Harvard has gone public with a reckoning that has been centuries in the making, releasing a searchable database that names 1,613 people enslaved by university leaders, faculty, or staff between 1636 and 1865. The move dramatically scales up Harvard's previous disclosures and kicks off a new wave of genealogical research and outreach centered in Cambridge and Boston.
Harvard's database and methodology
The new online database lays out names, locations, and documented dates for the 1,613 individuals, and links each entry to specific Harvard affiliates. The genealogical work was led by Boston nonprofit American Ancestors, according to the Harvard Gazette. Researchers first rebuilt rosters of university leaders, faculty, and staff from archival records, then sifted through probate files, deeds, and church records to identify enslaved people and begin tracing living descendants. Harvard has framed the project as part of its broader Legacy of Slavery Initiative and a direct response to recommendations that this research be made public.
Scope of the findings
Researchers have assembled a working list of roughly 3,000 Harvard leaders, faculty, and staff whose records are under review, and have already confirmed at least 259 who enslaved people, The Boston Globe reports. Lindsay Fulton of American Ancestors cautioned that the final tally could climb significantly, telling the Globe, "It could be 100x, it could be 5x," a reminder that the 1,613 named individuals likely represent only an early cut of the records. That figure is a huge leap from the roughly 70 enslavers identified in a 2022 presidential committee report and signals that historians and genealogists are in for years of additional work.
Staff shake-up and outsourced research
Harvard did not arrive at this moment without internal turmoil. The university previously laid off the in-house team that ran the Harvard Slavery Remembrance Program and at the same time expanded its partnership with American Ancestors to take the lead on the research, according to The Harvard Crimson. The shake-up, along with disputes over the scope of the work, drew criticism from some faculty members and from the program's former director. University officials, however, said the restructuring was intended to scale up the genealogical effort. American Ancestors is now tasked with driving the next phase of identifying additional individuals and tracing their descendants.

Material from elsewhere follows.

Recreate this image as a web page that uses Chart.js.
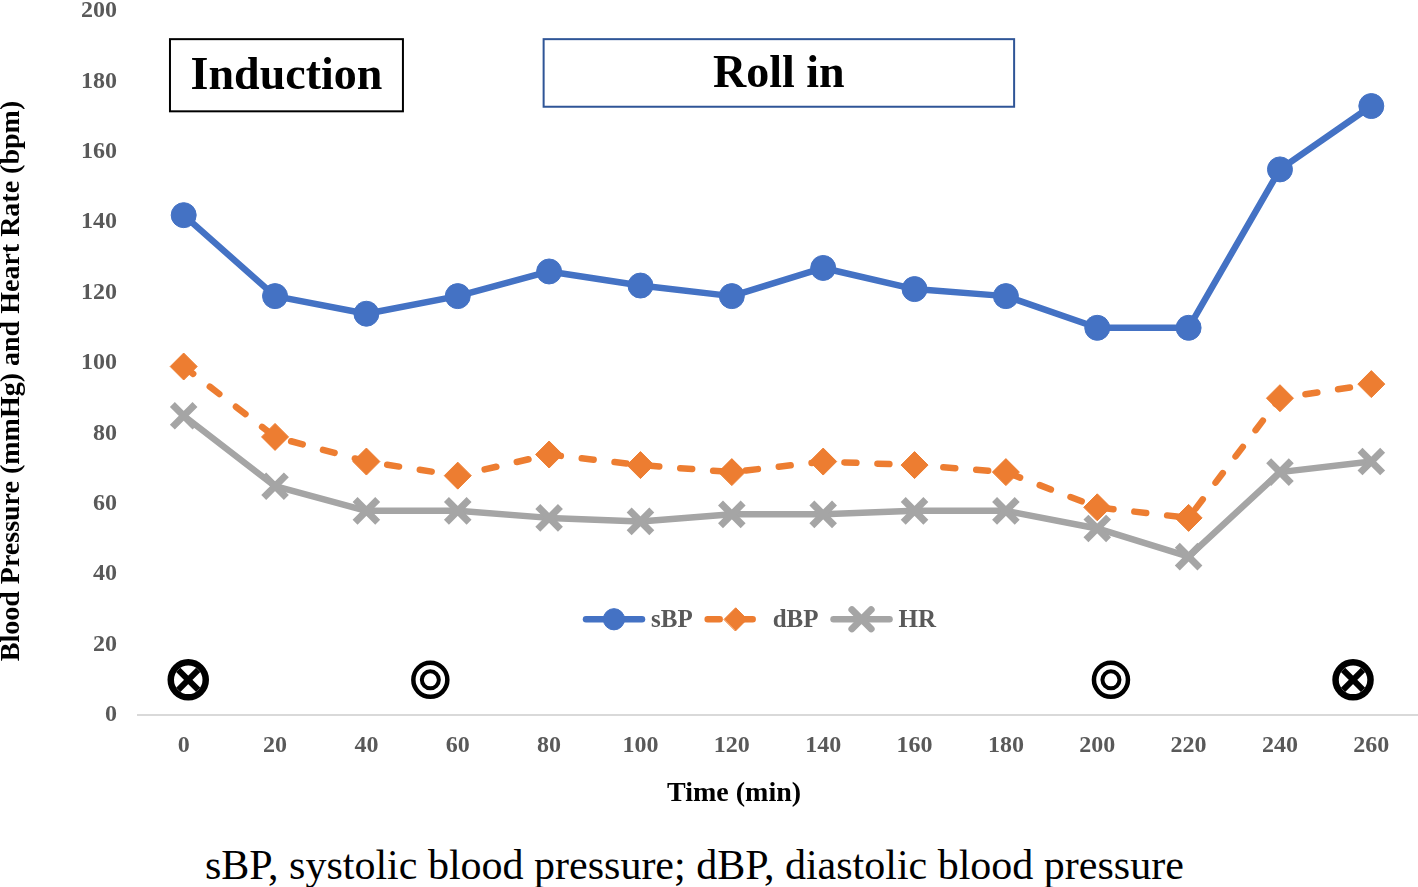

What Harvard says and next steps
Harvard says it plans to identify and contact living descendants, support research and teaching tied to their family histories, and feed its findings into collaborative efforts such as the 10 Million Names project, according to the Harvard Gazette. At the same time, the university has explicitly ruled out monetary reparations and preferred-admissions programs in the near term, making education and memorialization its primary tools for repair for now, as Axios notes.
Why this matters here
The 2022 Report of the Presidential Committee on Harvard & the Legacy of Slavery called for public-facing research, memorials, and a $100 million reparative commitment. The launch of this database effectively moves those recommendations into an active research phase, as laid out in the committee's findings at the Harvard & the Legacy of Slavery report. In Cambridge and Boston, the names now available will reshape local history projects, cemetery work, and memorial planning, as researchers and descendants work to restore stories that were kept in the shadows of the archive for centuries.